Entonces inventó su propio pasado. Aprovechando su rostro exótico, semioriental, su piel de suave color canela, dijo ser una princesa javanesa, experta en danza y artes amatorias orientales. Entonces se llamó Mata Hari.

De danza, Mata Hari sabía muy poco. De ropa, algo menos. Esa era la clave. Los teatros se llenaban con hombres que aullaban de placer con sus sensuales movimientos. Entonces se vio acosada por políticos y militares con suficiente dinero para pagar lujos y favores sexuales. El problema era la época: Europa vivía la Primera Guerra Mundial, y hasta el cuerpo tentador de aquella mujer llegaron militares de los países en conflicto.

Mata Hari, que enloquecía con los uniformes, coqueteó con todos y ellos la usaron para hacerse ricos.
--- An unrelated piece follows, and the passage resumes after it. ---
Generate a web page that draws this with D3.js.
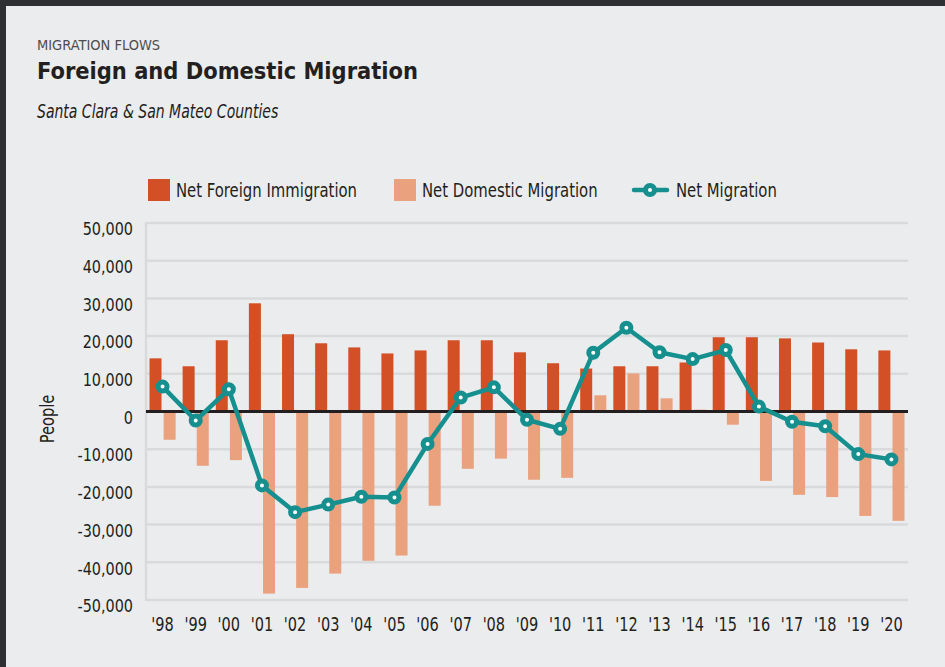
<!DOCTYPE html>
<html lang="en">
<head>
  <meta charset="UTF-8">
  <title>migration</title>
  <script src="https://cdn.jsdelivr.net/npm/d3@7"></script>
</head>
<body>
<style>
  * {
    padding: 0;
    margin: 0;
  }
  body {
    background: #2e2f33;
  }
  #app {
    width: 945px;
    height: 667px;
  }
  text {
    font-family: "DejaVu Sans Condensed", "DejaVu Sans", sans-serif;
    fill: #231f20;
  }
</style>

<div id="app"></div>

<script>
  // data
  const years = ["'98", "'99", "'00", "'01", "'02", "'03", "'04", "'05", "'06", "'07", "'08", "'09",
    "'10", "'11", "'12", "'13", "'14", "'15", "'16", "'17", "'18", "'19", "'20"];

  const foreign = [14100, 12000, 18900, 28700, 20500, 18100, 17000, 15400, 16200, 18900, 18900, 15700,
    12800, 11400, 12000, 12000, 13000, 19700, 19700, 19400, 18300, 16500, 16200];

  const domestic = [-7500, -14400, -12900, -48300, -46800, -43000, -39600, -38200, -25000, -15200, -12500, -18100,
    -17600, 4300, 10100, 3500, 500, -3500, -18400, -22100, -22700, -27700, -29000];

  const net = [6600, -2400, 5900, -19600, -26700, -24700, -22600, -22800, -8600, 3700, 6400, -2200,
    -4600, 15600, 22200, 15700, 13900, 16300, 1300, -2700, -3900, -11300, -12700];

  const yTicks = [-50000, -40000, -30000, -20000, -10000, 0, 10000, 20000, 30000, 40000, 50000];

  const seriesNames = ["Net Foreign Immigration", "Net Domestic Migration", "Net Migration"];

  const $width = 945, $height = 667;
  const cOrange = "#d35026", cPeach = "#eaa17e", cTeal = "#168f8f", cGrid = "#d9dadc";

  const svg = d3.select("#app").append("svg").attr("width", $width).attr("height", $height)

  // squeeze text sideways, the original face is a condensed one
  function condense(sel, s) {
    sel.each(function () {
      const x = +d3.select(this).attr("x") || 0
      d3.select(this).attr("transform", "translate(" + x + ",0) scale(" + s + ",1) translate(" + (-x) + ",0)")
    })
  }

  // panel, dark frame shows on top and left
  svg.append("rect").attr("x", 6).attr("y", 6).attr("width", $width - 6).attr("height", $height - 6)
    .attr("fill", "#ebecee")

  /**
   * 标题
   */
  svg.append("text").text("MIGRATION FLOWS").attr("x", 37).attr("y", 50)
    .attr("font-size", 14.5).style("fill", "#4d4d4f")
  svg.append("text").text("Foreign and Domestic Migration").attr("x", 37).attr("y", 79)
    .attr("font-size", 23.4).attr("font-weight", "bold")
  svg.append("text").text("Santa Clara & San Mateo Counties").attr("x", 37).attr("y", 118)
    .attr("font-size", 19).attr("font-style", "italic").call(condense, 0.82)

  /**
   * scales
   */
  const scaleX = d3.scaleBand().domain(years).range([146, 908])
  const scaleY = d3.scaleLinear().domain([-50000, 50000]).range([600, 223])
  const scaleSub = d3.scaleBand().domain(["f", "d"])
    .range([3.5, scaleX.bandwidth() - 3.5]).paddingInner(0.15)

  // grid
  svg.append("g").selectAll("line").data(yTicks.filter(d => d !== 0)).enter().append("line")
    .attr("x1", 146).attr("x2", 908)
    .attr("y1", d => scaleY(d)).attr("y2", d => scaleY(d))
    .attr("stroke", cGrid).attr("stroke-width", 2.5)

  svg.append("line").attr("x1", 146).attr("x2", 146)
    .attr("y1", scaleY(50000) - 1).attr("y2", scaleY(-50000) + 1)
    .attr("stroke", cGrid).attr("stroke-width", 2.5)

  // y axis labels
  const fmt = d3.format(",")
  const axisY = d3.axisLeft(scaleY).tickValues(yTicks).tickSize(0).tickPadding(0)
    .tickFormat(d => fmt(d).replace("\u2212", "-"))
  const gy = svg.append("g").attr("transform", "translate(133,6)").call(axisY)
  gy.select(".domain").remove()
  gy.selectAll("text").attr("font-size", 18).style("font-family", null).call(condense, 0.89)

  svg.append("text").text("People").attr("transform", "translate(54,419) rotate(-90) scale(0.86,1)")
    .attr("text-anchor", "middle").attr("font-size", 19)

  // x axis labels
  const axisX = d3.axisBottom(scaleX).tickSize(0).tickPadding(0)
  const gx = svg.append("g").attr("transform", "translate(0,617)").call(axisX)
  gx.select(".domain").remove()
  gx.selectAll("text").attr("font-size", 19).style("font-family", null)
  gx.selectAll(".tick").each(function () {
    d3.select(this).select("text").attr("transform", "scale(0.85,1)")
  })

  /**
   * bars
   */
  svg.append("g").selectAll("rect").data(foreign).enter().append("rect")
    .attr("x", (d, i) => scaleX(years[i]) + scaleSub("f"))
    .attr("width", scaleSub.bandwidth())
    .attr("y", d => scaleY(Math.max(0, d)))
    .attr("height", d => Math.abs(scaleY(d) - scaleY(0)))
    .attr("fill", cOrange)

  svg.append("g").selectAll("rect").data(domestic).enter().append("rect")
    .attr("x", (d, i) => scaleX(years[i]) + scaleSub("d"))
    .attr("width", scaleSub.bandwidth())
    .attr("y", d => scaleY(Math.max(0, d)))
    .attr("height", d => Math.abs(scaleY(d) - scaleY(0)))
    .attr("fill", cPeach)

  // zero line
  svg.append("line").attr("x1", 146).attr("x2", 908)
    .attr("y1", scaleY(0)).attr("y2", scaleY(0))
    .attr("stroke", "#231f20").attr("stroke-width", 3)

  /**
   * net line
   */
  const cx = (d, i) => scaleX(years[i]) + scaleX.bandwidth() / 2
  const line = d3.line().x(cx).y(d => scaleY(d))
  svg.append("path").datum(net).attr("d", line)
    .attr("fill", "none").attr("stroke", cTeal).attr("stroke-width", 4.5).attr("stroke-linejoin", "round")

  svg.append("g").selectAll("circle").data(net).enter().append("circle")
    .attr("cx", cx).attr("cy", d => scaleY(d)).attr("r", 4.5)
    .attr("fill", "white").attr("stroke", cTeal).attr("stroke-width", 5)

  /**
   * legend
   */
  const lg = svg.append("g")
  lg.append("rect").attr("x", 148).attr("y", 179).attr("width", 22).attr("height", 22).attr("fill", cOrange)
  lg.append("text").text(seriesNames[0]).attr("x", 176).attr("y", 197).attr("font-size", 19).call(condense, 0.87)
  lg.append("rect").attr("x", 394).attr("y", 179).attr("width", 22).attr("height", 22).attr("fill", cPeach)
  lg.append("text").text(seriesNames[1]).attr("x", 422).attr("y", 197).attr("font-size", 19).call(condense, 0.87)
  lg.append("line").attr("x1", 634).attr("x2", 667).attr("y1", 190).attr("y2", 190)
    .attr("stroke", cTeal).attr("stroke-width", 4.5).attr("stroke-linecap", "round")
  lg.append("circle").attr("cx", 650).attr("cy", 190).attr("r", 4.5)
    .attr("fill", "white").attr("stroke", cTeal).attr("stroke-width", 5)
  lg.append("text").text(seriesNames[2]).attr("x", 676).attr("y", 197).attr("font-size", 19).call(condense, 0.87)
</script>
</body>
</html>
Al saber que ella estaba en contacto con el bando enemigo, pidieron dinero a sus gobiernos para pagar a Mata Hari supuestas operaciones de espionaje. De manera simultánea hicieron lo mismo franceses, ingleses, alemanes. A Mata Hari, que aquello le parecía un juego pícaro, le pagaban sus travesuras con un perfume o con un anillo.

Al final, para borrar evidencias, la acusaron de doble espía. En el juicio, Mata Hari salió en su propia defensa: “Ramera, sí. Traidora, nunca”. Pero la condenaron. Dicen que a los soldados les vendaron los ojos para que no sucumbieran a sus encantos. De doce disparos, solo cuatro acertaron, uno de ellos en el corazón.  

Mata Hari fue una ingenua. Se convirtió en chivo expiatorio de políticos y militares que disfrutaron de sus caricias y que se enriquecieron con el dinero que cobraron en su nombre y que nunca le pagaron.  En ajedrez hay damas que también se sacrifican, pero no en vano.